• Work to complete:
Reproduce the listing below exactly, beginning with its first line and ending with the line that holds "const legendNames = ['20"; pictures are not part of the copy.

• Data extract:
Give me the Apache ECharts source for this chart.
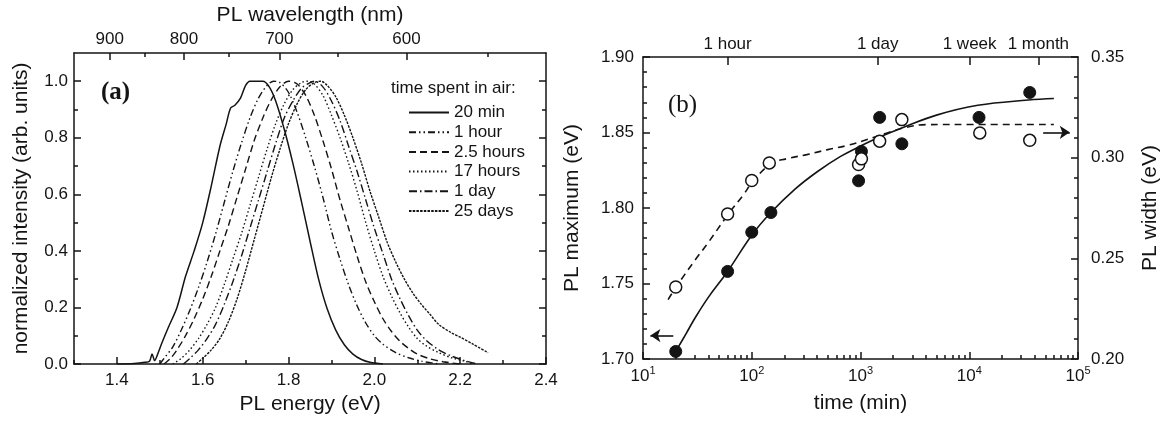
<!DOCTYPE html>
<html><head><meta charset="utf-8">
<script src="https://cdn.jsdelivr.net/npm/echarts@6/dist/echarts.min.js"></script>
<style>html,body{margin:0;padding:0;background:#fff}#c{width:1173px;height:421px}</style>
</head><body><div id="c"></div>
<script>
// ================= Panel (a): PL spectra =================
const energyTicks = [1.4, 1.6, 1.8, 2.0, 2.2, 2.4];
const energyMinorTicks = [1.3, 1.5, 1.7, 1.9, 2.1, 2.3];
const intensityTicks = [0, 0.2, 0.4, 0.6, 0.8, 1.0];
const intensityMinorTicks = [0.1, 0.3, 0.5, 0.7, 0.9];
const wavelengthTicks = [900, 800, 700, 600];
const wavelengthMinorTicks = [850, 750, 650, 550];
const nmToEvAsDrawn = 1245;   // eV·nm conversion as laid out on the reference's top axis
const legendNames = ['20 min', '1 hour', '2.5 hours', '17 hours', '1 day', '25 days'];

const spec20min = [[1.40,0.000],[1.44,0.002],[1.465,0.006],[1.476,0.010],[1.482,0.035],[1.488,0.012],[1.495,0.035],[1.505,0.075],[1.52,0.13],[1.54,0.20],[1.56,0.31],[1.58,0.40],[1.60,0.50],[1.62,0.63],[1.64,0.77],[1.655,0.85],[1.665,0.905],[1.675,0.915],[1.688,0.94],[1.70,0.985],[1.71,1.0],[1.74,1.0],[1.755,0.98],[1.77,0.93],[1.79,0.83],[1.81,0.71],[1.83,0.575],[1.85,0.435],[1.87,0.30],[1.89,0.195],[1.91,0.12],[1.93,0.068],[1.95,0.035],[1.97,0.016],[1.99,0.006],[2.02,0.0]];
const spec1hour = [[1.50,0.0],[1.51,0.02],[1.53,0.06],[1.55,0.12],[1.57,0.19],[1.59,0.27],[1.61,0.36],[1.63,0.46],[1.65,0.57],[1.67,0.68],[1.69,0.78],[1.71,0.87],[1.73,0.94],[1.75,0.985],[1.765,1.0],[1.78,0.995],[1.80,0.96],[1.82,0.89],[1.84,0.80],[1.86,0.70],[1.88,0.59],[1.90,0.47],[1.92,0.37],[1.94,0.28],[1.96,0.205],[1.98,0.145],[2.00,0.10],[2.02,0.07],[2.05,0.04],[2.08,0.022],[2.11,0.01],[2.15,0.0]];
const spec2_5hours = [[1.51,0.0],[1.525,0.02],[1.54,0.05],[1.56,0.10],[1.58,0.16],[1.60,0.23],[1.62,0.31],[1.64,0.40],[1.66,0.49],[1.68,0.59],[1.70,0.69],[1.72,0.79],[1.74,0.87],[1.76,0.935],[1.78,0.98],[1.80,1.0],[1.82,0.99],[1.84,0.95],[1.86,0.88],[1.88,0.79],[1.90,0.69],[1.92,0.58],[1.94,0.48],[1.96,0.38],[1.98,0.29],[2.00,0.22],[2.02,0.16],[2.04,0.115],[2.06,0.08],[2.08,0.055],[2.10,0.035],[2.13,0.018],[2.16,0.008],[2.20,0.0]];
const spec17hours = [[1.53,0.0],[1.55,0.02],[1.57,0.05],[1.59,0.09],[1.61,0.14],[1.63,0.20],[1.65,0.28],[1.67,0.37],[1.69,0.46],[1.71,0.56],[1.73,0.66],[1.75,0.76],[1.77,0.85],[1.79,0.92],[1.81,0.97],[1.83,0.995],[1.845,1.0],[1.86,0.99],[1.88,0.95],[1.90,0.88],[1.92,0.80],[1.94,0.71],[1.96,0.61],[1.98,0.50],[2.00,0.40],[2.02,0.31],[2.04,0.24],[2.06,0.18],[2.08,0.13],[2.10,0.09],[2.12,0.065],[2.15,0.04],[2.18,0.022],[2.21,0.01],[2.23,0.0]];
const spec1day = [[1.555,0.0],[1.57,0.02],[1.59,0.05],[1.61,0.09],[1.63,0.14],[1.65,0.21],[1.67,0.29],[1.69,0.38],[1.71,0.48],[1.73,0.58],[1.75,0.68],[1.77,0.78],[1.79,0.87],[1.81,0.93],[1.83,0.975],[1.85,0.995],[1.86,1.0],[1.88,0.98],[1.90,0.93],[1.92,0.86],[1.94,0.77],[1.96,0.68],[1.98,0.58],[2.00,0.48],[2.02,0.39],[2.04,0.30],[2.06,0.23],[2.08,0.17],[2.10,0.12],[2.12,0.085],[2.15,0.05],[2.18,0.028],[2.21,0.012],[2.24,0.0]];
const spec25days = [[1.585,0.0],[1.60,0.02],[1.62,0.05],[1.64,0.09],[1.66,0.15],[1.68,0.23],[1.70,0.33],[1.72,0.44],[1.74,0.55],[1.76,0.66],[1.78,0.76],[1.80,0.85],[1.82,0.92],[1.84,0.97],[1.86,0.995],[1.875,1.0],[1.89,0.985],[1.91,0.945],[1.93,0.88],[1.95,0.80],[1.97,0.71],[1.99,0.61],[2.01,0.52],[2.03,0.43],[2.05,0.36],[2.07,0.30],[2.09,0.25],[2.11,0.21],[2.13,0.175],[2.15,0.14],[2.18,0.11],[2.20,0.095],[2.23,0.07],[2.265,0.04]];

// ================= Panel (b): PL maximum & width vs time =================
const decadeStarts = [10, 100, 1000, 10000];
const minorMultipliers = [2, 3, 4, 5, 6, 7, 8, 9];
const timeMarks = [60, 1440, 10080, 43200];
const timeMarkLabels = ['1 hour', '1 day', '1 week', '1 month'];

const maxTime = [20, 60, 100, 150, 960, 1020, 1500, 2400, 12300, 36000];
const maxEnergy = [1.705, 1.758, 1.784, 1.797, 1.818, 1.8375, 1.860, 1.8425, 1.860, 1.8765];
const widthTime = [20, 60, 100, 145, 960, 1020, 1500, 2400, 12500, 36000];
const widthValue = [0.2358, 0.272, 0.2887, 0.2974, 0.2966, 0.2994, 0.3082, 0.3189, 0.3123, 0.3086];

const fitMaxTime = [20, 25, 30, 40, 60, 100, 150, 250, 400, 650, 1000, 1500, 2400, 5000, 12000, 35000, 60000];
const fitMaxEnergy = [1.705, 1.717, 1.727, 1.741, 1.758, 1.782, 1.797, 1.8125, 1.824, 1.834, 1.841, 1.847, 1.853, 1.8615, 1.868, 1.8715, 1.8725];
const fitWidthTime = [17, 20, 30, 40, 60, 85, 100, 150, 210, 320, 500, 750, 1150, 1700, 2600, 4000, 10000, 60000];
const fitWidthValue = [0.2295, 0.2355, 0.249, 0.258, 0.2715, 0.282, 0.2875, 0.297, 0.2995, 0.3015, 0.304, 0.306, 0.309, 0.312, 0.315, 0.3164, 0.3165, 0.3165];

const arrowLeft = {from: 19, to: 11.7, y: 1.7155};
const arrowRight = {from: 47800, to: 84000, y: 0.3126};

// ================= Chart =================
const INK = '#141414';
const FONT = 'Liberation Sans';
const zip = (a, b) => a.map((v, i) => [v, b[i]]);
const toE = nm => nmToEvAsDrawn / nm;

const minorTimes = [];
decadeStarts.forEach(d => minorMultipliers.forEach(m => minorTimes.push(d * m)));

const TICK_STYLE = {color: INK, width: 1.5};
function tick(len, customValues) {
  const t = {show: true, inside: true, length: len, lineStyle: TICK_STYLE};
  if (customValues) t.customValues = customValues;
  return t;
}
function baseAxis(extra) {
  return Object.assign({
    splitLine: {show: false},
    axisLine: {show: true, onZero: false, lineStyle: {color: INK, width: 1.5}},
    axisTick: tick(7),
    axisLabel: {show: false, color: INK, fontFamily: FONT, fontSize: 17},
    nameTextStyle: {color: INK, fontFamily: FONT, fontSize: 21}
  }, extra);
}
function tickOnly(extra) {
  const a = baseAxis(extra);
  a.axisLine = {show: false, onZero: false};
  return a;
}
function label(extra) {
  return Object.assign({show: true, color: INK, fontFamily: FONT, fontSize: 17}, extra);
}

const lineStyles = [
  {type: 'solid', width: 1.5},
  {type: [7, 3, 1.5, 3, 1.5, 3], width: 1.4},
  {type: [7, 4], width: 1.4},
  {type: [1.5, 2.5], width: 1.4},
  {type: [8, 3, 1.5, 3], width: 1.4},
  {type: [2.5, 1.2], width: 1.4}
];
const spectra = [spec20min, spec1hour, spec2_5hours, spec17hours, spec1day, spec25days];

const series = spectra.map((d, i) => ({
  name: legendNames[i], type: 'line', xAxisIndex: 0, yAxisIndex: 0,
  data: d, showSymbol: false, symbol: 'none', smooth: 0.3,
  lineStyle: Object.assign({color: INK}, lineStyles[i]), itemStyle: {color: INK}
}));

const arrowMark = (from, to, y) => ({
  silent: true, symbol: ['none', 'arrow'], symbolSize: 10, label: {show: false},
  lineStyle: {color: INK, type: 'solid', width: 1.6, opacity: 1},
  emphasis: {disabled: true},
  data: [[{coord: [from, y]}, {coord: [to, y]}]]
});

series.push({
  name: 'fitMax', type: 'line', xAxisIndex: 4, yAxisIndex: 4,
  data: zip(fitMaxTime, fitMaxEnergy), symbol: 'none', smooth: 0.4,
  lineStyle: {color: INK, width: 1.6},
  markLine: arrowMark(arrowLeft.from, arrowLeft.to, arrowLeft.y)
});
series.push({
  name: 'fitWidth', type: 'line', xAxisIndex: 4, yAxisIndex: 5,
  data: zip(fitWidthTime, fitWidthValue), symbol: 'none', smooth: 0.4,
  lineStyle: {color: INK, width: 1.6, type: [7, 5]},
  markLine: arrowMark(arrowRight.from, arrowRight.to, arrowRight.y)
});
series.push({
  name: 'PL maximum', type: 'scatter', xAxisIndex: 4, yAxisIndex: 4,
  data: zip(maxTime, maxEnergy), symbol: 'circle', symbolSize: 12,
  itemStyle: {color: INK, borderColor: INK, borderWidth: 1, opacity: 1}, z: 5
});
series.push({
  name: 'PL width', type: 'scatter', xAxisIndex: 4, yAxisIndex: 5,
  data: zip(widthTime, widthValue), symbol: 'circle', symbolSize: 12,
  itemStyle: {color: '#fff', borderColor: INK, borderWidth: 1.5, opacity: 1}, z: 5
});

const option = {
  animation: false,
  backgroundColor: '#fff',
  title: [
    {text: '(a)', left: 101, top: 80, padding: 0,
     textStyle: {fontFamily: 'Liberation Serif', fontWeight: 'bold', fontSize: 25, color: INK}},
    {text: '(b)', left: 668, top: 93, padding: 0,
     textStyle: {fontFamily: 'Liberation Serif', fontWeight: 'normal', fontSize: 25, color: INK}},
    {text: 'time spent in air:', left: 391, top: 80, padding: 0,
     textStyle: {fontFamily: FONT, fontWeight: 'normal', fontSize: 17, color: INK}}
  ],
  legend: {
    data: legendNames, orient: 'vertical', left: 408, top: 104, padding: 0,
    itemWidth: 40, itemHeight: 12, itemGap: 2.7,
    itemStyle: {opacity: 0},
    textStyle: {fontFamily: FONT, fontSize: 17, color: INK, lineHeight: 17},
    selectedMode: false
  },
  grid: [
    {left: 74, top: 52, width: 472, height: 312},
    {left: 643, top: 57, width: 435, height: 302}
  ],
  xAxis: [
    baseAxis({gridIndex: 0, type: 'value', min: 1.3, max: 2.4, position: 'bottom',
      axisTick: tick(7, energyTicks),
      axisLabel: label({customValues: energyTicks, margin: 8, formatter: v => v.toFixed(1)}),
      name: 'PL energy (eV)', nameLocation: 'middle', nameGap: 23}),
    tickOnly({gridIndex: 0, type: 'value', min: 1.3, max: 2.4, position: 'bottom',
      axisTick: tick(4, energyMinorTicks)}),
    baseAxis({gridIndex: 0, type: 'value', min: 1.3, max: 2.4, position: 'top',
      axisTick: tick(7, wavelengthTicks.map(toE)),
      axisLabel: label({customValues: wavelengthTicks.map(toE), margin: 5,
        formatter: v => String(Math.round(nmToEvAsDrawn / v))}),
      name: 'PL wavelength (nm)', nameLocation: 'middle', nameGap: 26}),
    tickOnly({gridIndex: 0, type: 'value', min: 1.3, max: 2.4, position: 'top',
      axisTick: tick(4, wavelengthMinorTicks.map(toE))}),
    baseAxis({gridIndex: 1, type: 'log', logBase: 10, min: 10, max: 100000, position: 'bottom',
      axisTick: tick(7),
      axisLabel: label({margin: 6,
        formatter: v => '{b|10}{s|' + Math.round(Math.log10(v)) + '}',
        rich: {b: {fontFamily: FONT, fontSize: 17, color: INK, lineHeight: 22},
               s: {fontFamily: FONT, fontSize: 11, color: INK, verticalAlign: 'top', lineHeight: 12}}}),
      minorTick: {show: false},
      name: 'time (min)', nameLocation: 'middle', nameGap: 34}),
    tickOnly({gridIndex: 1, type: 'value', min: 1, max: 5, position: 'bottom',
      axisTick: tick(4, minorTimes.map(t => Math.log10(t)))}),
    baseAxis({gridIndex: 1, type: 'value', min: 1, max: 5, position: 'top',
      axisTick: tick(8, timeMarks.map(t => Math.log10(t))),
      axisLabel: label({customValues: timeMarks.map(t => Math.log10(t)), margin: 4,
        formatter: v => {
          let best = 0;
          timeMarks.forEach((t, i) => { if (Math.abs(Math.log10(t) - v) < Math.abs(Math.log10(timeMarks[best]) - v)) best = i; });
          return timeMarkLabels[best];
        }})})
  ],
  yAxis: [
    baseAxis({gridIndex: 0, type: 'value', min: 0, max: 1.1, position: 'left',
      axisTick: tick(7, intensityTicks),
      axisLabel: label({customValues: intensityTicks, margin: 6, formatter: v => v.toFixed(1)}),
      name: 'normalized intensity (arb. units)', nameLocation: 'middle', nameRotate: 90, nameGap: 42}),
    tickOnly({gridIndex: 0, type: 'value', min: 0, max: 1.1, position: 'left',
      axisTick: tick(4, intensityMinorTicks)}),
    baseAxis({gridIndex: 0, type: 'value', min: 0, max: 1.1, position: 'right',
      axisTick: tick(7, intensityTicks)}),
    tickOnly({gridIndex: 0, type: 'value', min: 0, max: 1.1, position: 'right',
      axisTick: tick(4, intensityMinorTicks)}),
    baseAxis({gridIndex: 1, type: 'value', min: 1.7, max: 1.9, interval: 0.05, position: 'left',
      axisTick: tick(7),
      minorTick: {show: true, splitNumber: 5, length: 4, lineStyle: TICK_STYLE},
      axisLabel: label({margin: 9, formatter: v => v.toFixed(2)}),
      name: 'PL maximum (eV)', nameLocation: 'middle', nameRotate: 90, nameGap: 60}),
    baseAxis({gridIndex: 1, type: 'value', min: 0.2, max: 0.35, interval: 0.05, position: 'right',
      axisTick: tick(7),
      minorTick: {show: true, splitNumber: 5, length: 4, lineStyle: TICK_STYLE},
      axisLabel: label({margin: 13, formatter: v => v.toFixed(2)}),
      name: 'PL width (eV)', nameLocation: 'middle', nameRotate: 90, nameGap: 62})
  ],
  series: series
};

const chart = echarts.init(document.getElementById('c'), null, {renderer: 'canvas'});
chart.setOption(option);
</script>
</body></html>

• Solution:
Give me the Apache ECharts source for this chart.
<!DOCTYPE html>
<html><head><meta charset="utf-8">
<script src="https://cdn.jsdelivr.net/npm/echarts@6/dist/echarts.min.js"></script>
<style>html,body{margin:0;padding:0;background:#fff}#c{width:1173px;height:421px}</style>
</head><body><div id="c"></div>
<script>
// ================= Panel (a): PL spectra =================
const energyTicks = [1.4, 1.6, 1.8, 2.0, 2.2, 2.4];
const energyMinorTicks = [1.3, 1.5, 1.7, 1.9, 2.1, 2.3];
const intensityTicks = [0, 0.2, 0.4, 0.6, 0.8, 1.0];
const intensityMinorTicks = [0.1, 0.3, 0.5, 0.7, 0.9];
const wavelengthTicks = [900, 800, 700, 600];
const wavelengthMinorTicks = [850, 750, 650, 550];
const nmToEvAsDrawn = 1245;   // eV·nm conversion as laid out on the reference's top axis
const legendNames = ['20 min', '1 hour', '2.5 hours', '17 hours', '1 day', '25 days'];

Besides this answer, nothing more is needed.